There comes a time in most writers’ lives when the dreaded “Writer’s Block” rears its ugly head. You writers know what I’m talking about. That awful “I can’t write a thing” block which sometimes starts one day and can be devastating to a writer. The longer the block lasts the worst it gets. It is the time where finding something to write about is like pulling a tooth from an un-sedated and angry tiger.

My first and only block lasted a week and it was the longest week of my life. It started early one morning when I sat down to type and nothing came. I thought of a word…I typed it…but the next word didn’t come. Nor did the next hundred or so words come. I stared at the blank paper.

I explored more options. I read the paper. I watched the news…but there was still no way that I could develop a plot from anything I’d seen or done. My creative soul was slowly dying. I groaned.

Later on in the day, I sat in front of my computer and froze. What if I never was able to write again? What would I do? I need to write to keep my sanity. I need to put into words all the things that life has thrown at me.

As the week went on and I experience more inability to write, I went into panic mode. I really pushed myself to come up with something and found myself falling into a deep abyss that threatened to end my writing days. I couldn’t even write my grocery list, let alone a serious picture book that had all the necessary elements in it. While many non-writers think writing a picture book must be a piece of cake, those who write them know how much of a challenge it can be to move the story along in an exciting way that satisfies the reader.

My family, though very supportive overall, couldn’t understand why I fretted so much. “You’re working yourself up over nothing,” they gently chided. “How hard can it be?”

“Not hard at all when I’m in the zone,” I returned with a bit of an attitude. “It’s horribly hard, almost impossible when I’m like this!” I grumbled, before storming out to work off my irritability.

As the week went on, I was more and more miserable and so were my family and group members unfortunately. Every afternoon and early evening for that week, I sat in front of my computer... and sat some more. What little I wrote made no sense to me. My trash can overflowed with my foiled attempts.

Frustrations built with each day that passed. Finally, on day five, I closed up my latest attempt and shut down my computer vowing to never write again. I had never had difficult writing. It had always come easy for me. Now I couldn’t even write a decent first sentence, let alone a full article or story. I was finished...done as a writer almost before I began. I walked away with tears streaming down my cheeks.

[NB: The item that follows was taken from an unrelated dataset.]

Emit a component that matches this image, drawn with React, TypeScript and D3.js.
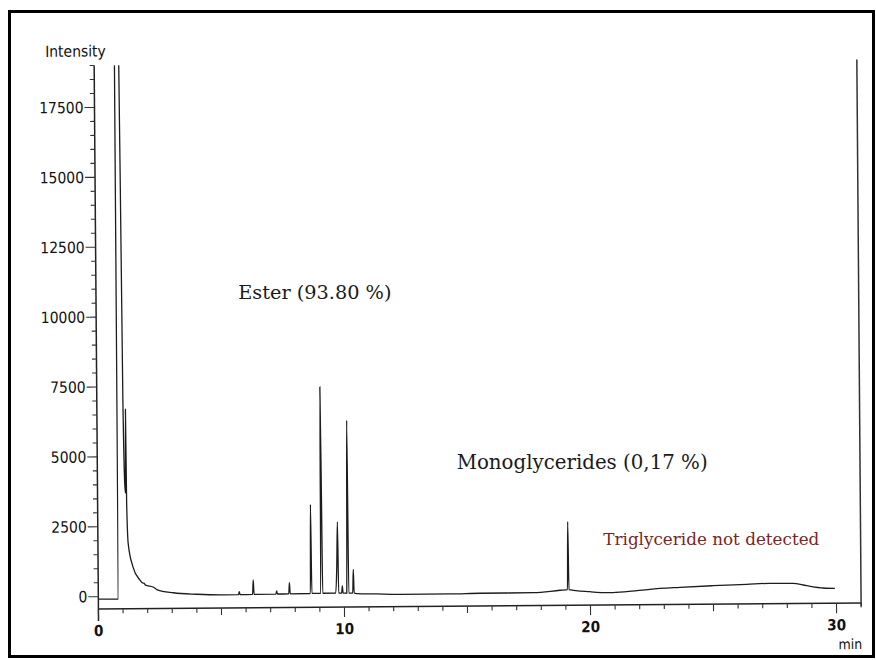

For me this terrible time came to an abrupt end on the seventh day. I went to the mailbox and received a letter from a colleague that I had done some editing for. She was over the moon because the piece I had worked on with her was accepted for publication. While it wasn’t my success, she couldn’t stop saying how much my advice and help had improved the article. I was so happy for her that I went in and sat down to begin writing.

The words flowed easily. I couldn’t type fast enough to keep up with my thoughts. I was in writer’s heaven. The block was gone. I did a little happy dance around my living room.

The lesson I learned the hard way was the more uptight I became about having writer’s block, the more likely it was I wouldn’t be able to write. Once I relaxed the words flowed. That lesson was not an easy one for me. As a child, my mom used to joke that when our maker was handing out virtues, I managed to skip patience line at least three times. Thank goodness, I have gotten better.

So, if you suffer from writer’s block...just relax and let it happen. Before you know it, the words will come and you’ll be off and running on the road to publication.